Desde hace décadas, nuestros recursos marino-costeros son expoliados por muchos, con la complicidad de nuestras instituciones públicas. Dije complicidad y lo repito. Por mandato constitucional, el Estado costarricense debe resguardar los mares –un área tan extensa que es diez veces mayor que el territorio continental–. Además, tiene obligaciones internacionales para conservar manglares y otros humedales y obligaciones legales para proteger algunas (poquitas) zonas marítimas. Sin embargo, casi nada de esto hace el Estado. De feria, el Incopesca es un ridículo: la entidad a cargo de regular el uso económico del espacio marítimo no tiene información adecuada sobre lo que está pasando ahí, ni le ha interesado tenerla. Tal debilidad es como a propósito.
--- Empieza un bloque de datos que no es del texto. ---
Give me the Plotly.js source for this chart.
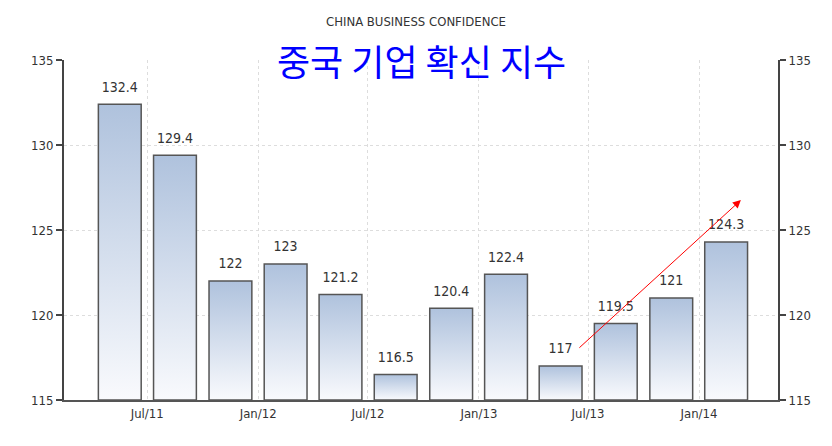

Yo expolio, nosotros expoliamos. Nuestros mares han sido depredados por flotas que arrasan con todo lo que encuentran, pescando con técnicas prohibidas y en zonas ídem. Muchos barcos son de otros países, algunos dedicados al aleteo de tiburón, y nuestras autoridades le han hecho el tuerto a esta actividad. Además, en años recientes actores ilegales han empezado a campear en los mares ticos. Un indicador son las recurrentes avistadas de cargamentos de droga flotando en el mar. Con todo, hay que reconocer que en este tema, a diferencia del de la pesca, el Estado costarricense es más activo, empujado en eso por los gringos.
El despiporre se extiende a la franja costera. La administración de la zona marítimo-terrestre, en teoría un área de dominio público, es un verdadero desastre. En la práctica, esta zona está tomada por privados (algunos de los cuales han escriturado hasta mar adentro), hay construcciones de todo tipo en zonas prohibidas y destrucción de humedales por lujosos (o no tan lujosos) hoteles. Hay personas que se han apropiado de islas que en teoría son públicas y las usan para sus fines privados. Sobre esto, el Programa BID-Catastro tiene documentadas investigaciones hechas a pesar de la indiferencia y a veces enojo de municipalidades y del Instituto Costarricense de Turismo (un propiciador del desorden bajo la guisa de la atracción de inversiones) y la oposición de privados.
Por supuesto que hablo de las generalidades y, en esto, el diablo está en los detalles. Digamos que en medio del desorden de la zona marítimoterrestre, los privados casi que se autorregulan: cuando hay personas responsables, lo han hecho bien, pero cuando no, los vivillos y los dientes de oro bailan flamenco. Tenemos que volver a ver como país nuestros recursos marino-costeros: la indiferencia, más que un error, es un crimen.
Y, como dije, en ese crimen hay un cómplice.